> **Instructions to follow**
Your task is to retype the lines from the opening of the material through the line that includes "YAxis, ReferenceArea, ReferenceLine". Do not copy the pictures.
***
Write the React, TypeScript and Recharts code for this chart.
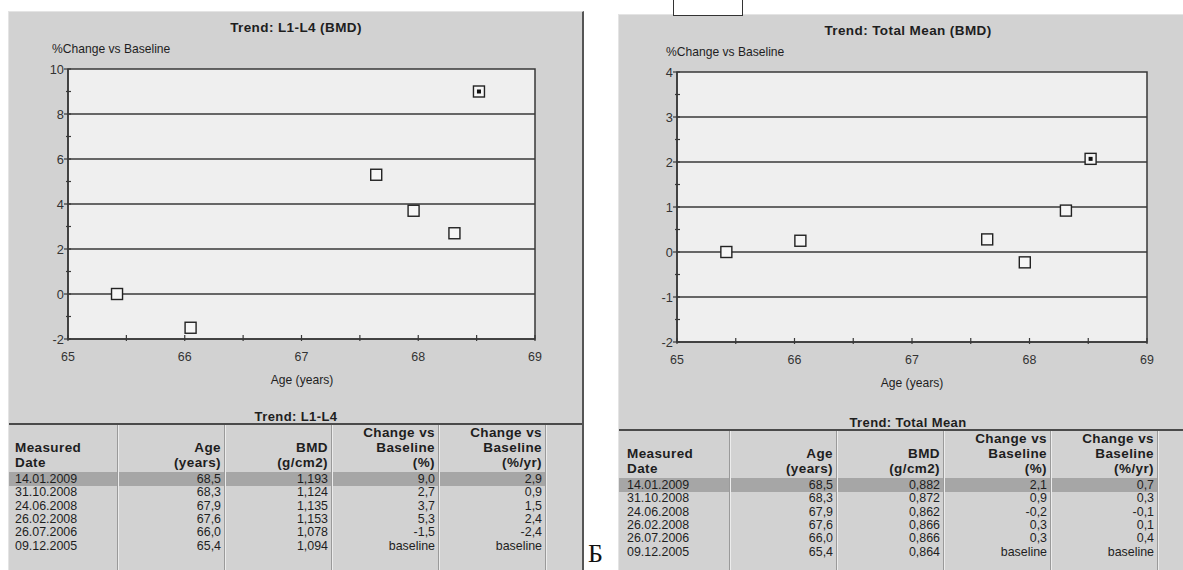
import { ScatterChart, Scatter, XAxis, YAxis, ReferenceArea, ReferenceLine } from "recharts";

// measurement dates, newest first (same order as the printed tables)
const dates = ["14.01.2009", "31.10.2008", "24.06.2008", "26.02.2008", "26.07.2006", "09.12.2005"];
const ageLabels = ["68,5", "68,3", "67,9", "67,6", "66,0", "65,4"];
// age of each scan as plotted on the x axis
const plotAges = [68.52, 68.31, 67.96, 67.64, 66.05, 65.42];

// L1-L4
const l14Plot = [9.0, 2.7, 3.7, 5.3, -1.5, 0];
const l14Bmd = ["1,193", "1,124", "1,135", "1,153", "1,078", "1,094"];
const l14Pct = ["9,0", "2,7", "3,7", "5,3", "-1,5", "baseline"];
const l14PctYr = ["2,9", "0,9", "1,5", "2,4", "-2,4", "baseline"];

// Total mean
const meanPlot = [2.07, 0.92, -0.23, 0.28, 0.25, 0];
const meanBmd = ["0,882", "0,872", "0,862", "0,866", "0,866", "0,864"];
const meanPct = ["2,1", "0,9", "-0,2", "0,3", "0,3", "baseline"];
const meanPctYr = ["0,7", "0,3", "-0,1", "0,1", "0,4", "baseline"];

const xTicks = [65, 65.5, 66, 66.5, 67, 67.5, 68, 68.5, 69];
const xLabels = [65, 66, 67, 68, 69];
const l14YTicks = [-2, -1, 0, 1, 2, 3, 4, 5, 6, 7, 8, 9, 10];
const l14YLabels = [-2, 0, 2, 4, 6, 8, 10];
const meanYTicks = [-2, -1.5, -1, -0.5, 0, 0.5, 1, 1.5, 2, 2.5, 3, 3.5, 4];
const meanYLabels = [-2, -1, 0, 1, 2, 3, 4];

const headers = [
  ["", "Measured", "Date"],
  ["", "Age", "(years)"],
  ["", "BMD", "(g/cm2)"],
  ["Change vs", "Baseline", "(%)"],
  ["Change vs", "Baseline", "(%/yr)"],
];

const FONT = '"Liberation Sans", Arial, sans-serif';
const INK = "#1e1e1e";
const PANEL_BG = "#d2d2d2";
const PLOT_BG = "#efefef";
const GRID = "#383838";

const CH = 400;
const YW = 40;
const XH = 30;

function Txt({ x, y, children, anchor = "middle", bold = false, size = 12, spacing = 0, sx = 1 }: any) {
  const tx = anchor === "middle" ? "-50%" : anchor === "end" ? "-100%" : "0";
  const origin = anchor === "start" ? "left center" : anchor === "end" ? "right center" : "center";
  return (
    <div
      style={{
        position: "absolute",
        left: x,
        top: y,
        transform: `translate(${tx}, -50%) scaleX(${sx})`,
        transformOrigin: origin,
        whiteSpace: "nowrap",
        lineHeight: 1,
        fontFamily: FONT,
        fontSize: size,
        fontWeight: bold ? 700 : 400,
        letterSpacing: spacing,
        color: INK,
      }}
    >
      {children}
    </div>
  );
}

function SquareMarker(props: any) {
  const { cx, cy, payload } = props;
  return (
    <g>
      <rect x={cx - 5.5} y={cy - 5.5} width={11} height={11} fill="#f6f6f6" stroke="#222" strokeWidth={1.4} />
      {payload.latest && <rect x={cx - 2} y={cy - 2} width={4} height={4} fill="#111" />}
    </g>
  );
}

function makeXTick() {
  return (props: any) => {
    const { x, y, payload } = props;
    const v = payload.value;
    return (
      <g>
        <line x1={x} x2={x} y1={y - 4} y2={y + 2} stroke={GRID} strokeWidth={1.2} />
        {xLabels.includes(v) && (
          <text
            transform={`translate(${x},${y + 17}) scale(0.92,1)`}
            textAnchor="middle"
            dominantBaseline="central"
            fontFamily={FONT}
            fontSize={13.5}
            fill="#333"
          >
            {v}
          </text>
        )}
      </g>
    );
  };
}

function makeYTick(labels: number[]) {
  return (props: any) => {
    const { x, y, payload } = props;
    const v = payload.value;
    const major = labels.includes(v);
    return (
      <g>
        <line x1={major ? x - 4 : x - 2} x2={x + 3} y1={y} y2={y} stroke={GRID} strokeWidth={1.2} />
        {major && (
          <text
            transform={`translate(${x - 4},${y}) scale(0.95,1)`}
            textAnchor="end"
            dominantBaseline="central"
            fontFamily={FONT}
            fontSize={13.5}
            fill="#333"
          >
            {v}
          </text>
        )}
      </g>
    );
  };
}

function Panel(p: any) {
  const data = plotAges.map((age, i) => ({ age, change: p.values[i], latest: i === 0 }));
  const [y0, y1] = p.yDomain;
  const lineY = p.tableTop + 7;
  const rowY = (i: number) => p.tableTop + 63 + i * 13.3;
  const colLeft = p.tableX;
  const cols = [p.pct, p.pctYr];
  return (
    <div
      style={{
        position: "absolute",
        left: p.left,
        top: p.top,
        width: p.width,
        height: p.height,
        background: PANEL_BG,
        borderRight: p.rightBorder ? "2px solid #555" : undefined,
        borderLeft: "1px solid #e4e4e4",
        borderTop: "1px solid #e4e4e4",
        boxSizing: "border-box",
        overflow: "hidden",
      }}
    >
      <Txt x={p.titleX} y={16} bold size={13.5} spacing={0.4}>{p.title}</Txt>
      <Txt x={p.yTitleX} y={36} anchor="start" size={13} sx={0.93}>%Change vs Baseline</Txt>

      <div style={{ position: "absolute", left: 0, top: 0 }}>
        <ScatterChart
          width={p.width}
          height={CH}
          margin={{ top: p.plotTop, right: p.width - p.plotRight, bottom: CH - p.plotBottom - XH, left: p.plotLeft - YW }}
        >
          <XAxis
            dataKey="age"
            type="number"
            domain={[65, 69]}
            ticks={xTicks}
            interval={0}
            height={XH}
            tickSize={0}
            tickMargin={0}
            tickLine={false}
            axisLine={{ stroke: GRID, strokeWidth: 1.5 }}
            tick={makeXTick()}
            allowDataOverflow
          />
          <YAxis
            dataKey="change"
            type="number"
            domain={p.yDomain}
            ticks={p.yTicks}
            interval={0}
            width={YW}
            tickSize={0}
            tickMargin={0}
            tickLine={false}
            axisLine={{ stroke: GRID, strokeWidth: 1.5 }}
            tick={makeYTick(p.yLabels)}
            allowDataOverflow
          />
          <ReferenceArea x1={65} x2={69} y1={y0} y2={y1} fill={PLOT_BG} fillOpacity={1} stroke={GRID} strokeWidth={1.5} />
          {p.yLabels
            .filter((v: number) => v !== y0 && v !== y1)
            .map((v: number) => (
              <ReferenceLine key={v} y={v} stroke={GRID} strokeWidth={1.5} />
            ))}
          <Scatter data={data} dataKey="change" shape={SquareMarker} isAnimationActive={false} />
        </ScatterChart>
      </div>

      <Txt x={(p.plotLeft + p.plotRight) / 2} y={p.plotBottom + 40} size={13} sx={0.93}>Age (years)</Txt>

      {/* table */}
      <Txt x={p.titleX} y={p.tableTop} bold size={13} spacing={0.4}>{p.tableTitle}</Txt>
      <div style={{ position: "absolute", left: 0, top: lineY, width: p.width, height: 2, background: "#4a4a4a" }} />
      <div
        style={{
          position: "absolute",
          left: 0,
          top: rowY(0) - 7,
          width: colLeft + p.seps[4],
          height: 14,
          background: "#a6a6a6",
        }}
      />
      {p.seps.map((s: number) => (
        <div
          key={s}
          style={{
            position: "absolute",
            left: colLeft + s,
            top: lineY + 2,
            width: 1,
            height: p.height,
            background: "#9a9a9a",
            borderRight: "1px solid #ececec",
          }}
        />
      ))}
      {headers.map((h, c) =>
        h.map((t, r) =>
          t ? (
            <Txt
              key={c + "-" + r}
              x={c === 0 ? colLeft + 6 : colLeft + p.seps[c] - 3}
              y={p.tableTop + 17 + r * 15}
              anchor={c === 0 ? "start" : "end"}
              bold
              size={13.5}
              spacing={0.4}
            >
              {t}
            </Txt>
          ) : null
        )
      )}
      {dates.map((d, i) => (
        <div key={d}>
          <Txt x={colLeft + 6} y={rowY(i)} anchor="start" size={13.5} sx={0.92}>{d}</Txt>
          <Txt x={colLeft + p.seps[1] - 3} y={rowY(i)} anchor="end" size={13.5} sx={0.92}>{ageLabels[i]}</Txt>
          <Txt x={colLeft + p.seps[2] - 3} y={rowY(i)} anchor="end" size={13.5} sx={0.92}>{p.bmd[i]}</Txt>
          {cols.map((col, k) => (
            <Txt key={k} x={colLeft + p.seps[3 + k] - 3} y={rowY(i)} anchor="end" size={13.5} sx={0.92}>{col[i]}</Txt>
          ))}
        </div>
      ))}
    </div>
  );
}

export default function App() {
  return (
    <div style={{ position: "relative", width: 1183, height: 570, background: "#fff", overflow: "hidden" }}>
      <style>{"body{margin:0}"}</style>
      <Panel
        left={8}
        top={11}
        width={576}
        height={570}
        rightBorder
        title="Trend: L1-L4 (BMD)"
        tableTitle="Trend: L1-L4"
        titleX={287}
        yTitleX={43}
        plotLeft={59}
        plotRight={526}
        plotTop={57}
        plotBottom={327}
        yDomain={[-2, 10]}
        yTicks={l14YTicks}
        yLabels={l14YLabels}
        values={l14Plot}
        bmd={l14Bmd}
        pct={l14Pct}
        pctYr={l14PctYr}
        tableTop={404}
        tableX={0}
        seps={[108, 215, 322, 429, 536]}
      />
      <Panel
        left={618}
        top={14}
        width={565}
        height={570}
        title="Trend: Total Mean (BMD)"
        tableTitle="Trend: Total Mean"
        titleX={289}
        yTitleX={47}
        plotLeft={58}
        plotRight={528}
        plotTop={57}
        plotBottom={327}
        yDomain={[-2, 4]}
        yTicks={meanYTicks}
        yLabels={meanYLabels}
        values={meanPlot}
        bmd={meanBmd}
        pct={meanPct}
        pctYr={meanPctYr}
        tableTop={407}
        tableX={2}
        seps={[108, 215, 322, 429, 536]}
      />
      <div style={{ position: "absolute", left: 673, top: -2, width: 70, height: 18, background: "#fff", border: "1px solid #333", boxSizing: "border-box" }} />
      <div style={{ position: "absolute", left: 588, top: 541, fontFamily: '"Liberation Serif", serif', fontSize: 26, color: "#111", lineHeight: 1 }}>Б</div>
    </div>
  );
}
***
> **Written solution**
Write the React, TypeScript and Recharts code for this chart.
import { ScatterChart, Scatter, XAxis, YAxis, ReferenceArea, ReferenceLine } from "recharts";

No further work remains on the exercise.